It’s the same question. Economic development or conservation?
During April, the headline said, “Uganda Seeks to Reconcile Oil-Nature.” Now, in Tanzania, “Proposed Serengeti Highway Is Lined With Prospects and Fears.” The places differ but the issues are the same. In Uganda, the debate concerns oil drilling. In Tanzania, it is road building. Privately and publicly, oil will generate revenue for Uganda. Similarly, northern Tanzania will benefit from a new road that will bisect the Serengeti Park. It will facilitate medical care, carry much-needed goods, enable the spread of electricity and cell phone service. And, both projects, will irreparably harm priceless wildlife.

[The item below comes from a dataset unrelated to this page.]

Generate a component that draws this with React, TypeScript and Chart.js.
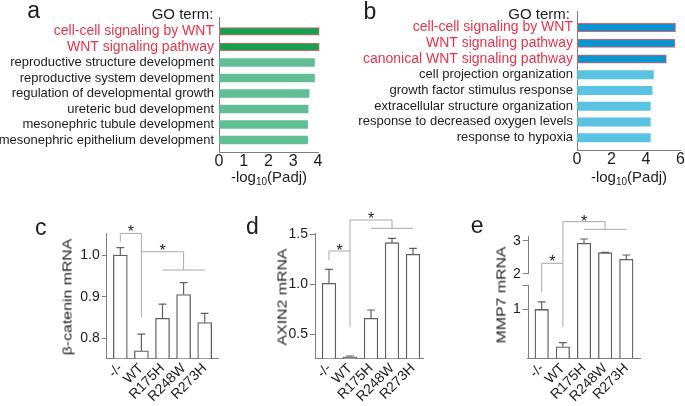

What to do? An economist would suggest assessing the externalities.
The Economic Lesson
Economists see positive externalities wherever a transaction between two parties affects a third individual or group in some beneficial way. They see negative externalities when the impact on a third party is harmful. Vaccines usually have positive externalities while pollution is the typical example of a negative externality.
Taking externalities an economic step further, we can look at cost. On a demand and supply graph, the equilibrium price of a decision that has a positive externality is too high because of the benefits experienced by society. Correspondingly, the equilibrium price of a decision with negative externalities is too cheap because of the associated costs that result.